Dieser Humor war ganz anders als der damals gängige von Theo Lingen oder von "Bu", der die Witzseiten mit seinen Zeichnungen füllte. Er war dem ähnlich, was wir - zu Recht oder zu Unrecht - für "englischen Humor" hielten. Vieles erinnerte mich an den Humor von Lewis Carroll, an den absurden Witz in Limericks.
Im Lauf der sechzige Jahre änderte sich "Pardon".
Erst begann das Magazin auf der "Sexwelle" mitzuschwimmen; aus heutiger Sicht freilich mehr ein Gekräusel. Denn was so hieß, das war harmloser als das, was heute im Nachmittagsprogramm des TV läuft. Aber damals waren entblößte Busen auf dem Titel, war gar ein Nackte, die dem Chefredakteur Nikel im Genick saß (wie hier zu sehen), ein Stück fröhliche Befreiung vom Muff der Fünfziger.

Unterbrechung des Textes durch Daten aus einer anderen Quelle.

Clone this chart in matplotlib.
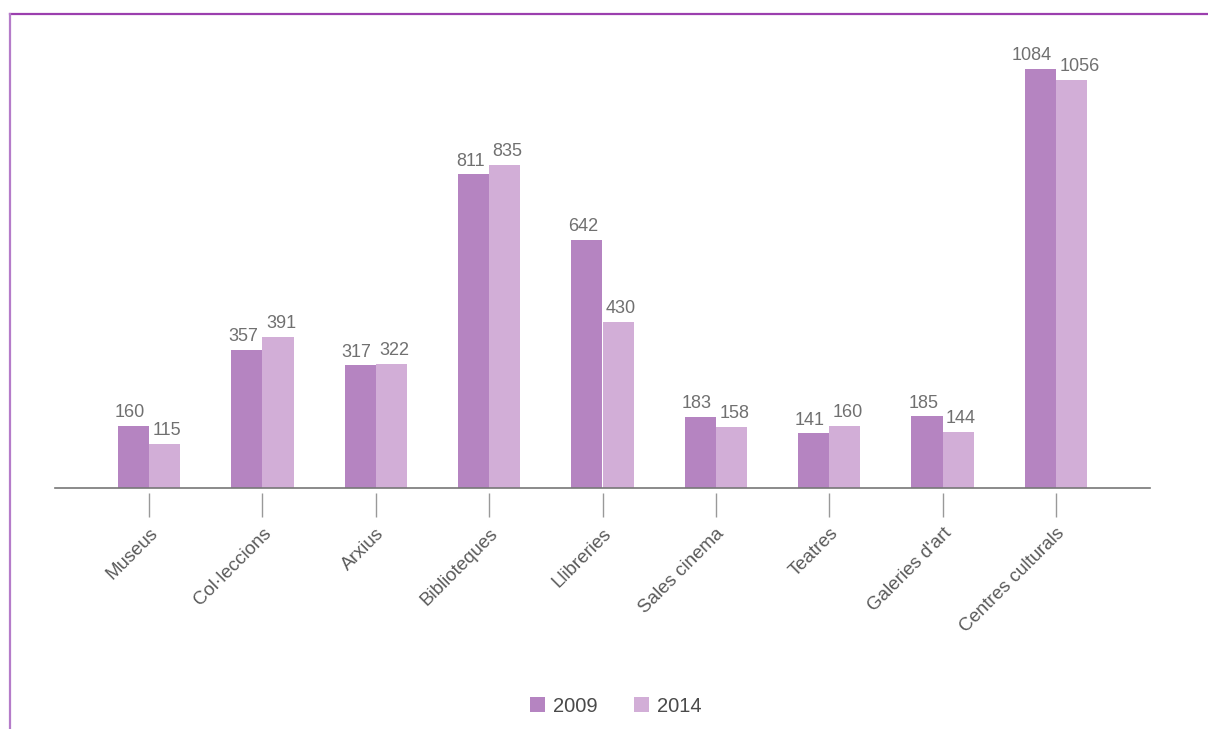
import matplotlib
matplotlib.use("Agg")
import matplotlib.pyplot as plt
from matplotlib.lines import Line2D
from matplotlib.patches import Patch
import numpy as np

categories = ["Museus", "Col·leccions", "Arxius", "Biblioteques", "Llibreries",
              "Sales cinema", "Teatres", "Galeries d'art", "Centres culturals"]
values_2009 = [160, 357, 317, 811, 642, 183, 141, 185, 1084]
values_2014 = [115, 391, 322, 835, 430, 158, 160, 144, 1056]
series_labels = ["2009", "2014"]

c2009 = "#b584c1"
c2014 = "#d2aed7"

plt.rcParams['font.family'] = ['Liberation Sans', 'DejaVu Sans']

W, H = 1208, 729
fig = plt.figure(figsize=(W / 100, H / 100), dpi=100)
ax = fig.add_axes([55 / W, (H - 488) / H, 1095 / W, (488 - 14) / H])

x = np.arange(len(categories))
bw = 0.275
b1 = ax.bar(x - bw / 2, values_2009, bw, color=c2009, label=series_labels[0])
b2 = ax.bar(x + bw / 2, values_2014, bw, color=c2014, label=series_labels[1])

for r, v in zip(b1, values_2009):
    ax.annotate(str(v), (r.get_x() + r.get_width(), r.get_height()),
                xytext=(-3, 3.5), textcoords="offset points",
                ha="right", va="bottom", fontsize=13, color="#707070")
for r, v in zip(b2, values_2014):
    ax.annotate(str(v), (r.get_x(), r.get_height()),
                xytext=(2.5, 3.5), textcoords="offset points",
                ha="left", va="bottom", fontsize=13, color="#707070")

ax.set_xlim(-0.83, len(categories) - 1 + 0.83)
ax.set_ylim(0, (488 - 14) / 0.3866)
for s in ("top", "right", "left"):
    ax.spines[s].set_visible(False)
ax.spines["bottom"].set_color("#777777")
ax.spines["bottom"].set_linewidth(1.2)
ax.set_yticks([])
ax.set_xticks([])

sec = ax.secondary_xaxis(-5 / 474)
sec.spines["bottom"].set_visible(False)
sec.set_xticks(x)
sec.set_xticklabels(categories, rotation=45, ha="right", va="top",
                    rotation_mode="anchor", fontsize=13.5, color="#5a5a5a")
sec.tick_params(axis="x", length=17, width=1, color="#999999", pad=6)

handles = [Patch(facecolor=c2009, label=series_labels[0]),
           Patch(facecolor=c2014, label=series_labels[1])]
leg = fig.legend(handles=handles, loc="center", bbox_to_anchor=(616 / W, 1 - 706 / H),
                 ncol=2, frameon=False, fontsize=14.5, handlelength=0.75,
                 handleheight=0.75, handletextpad=0.4, columnspacing=1.8)
for t in leg.get_texts():
    t.set_color("#4a4a4a")

# decorative frame lines
fig.add_artist(Line2D([10 / W, 1.0], [1 - 14 / H, 1 - 14 / H], color="#9b3fae", lw=1.6))
fig.add_artist(Line2D([10 / W, 10 / W], [1 - 14 / H, 0], color="#b57cc9", lw=1.6))

fig.savefig("out.png", dpi=100)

Dann, ab Mitte der sechziger Jahre, wurde "Pardon" politischer.
Zwar schloß es sich nie der Agitations- Journalistik an, wie sie damals beispielsweise "Konkret" pflegte. Aber es erschienen doch viele kritische Artikel; allen voran die von Günter Wallraff, der in "Pardon" seine ersten Schreibversuche machte. (Der früheste Artikel von ihm, an den ich mich erinnere, beschrieb Anrufe bei Geistlichen, in denen er sich als Waffen- Fabrikant oder Waffen- Importeur ausgab und scheinheilig- heuchlerisch fragte, ob er das mit seinem Gewissen vereinbaren könne; der Moralist als Lügner, schon damals).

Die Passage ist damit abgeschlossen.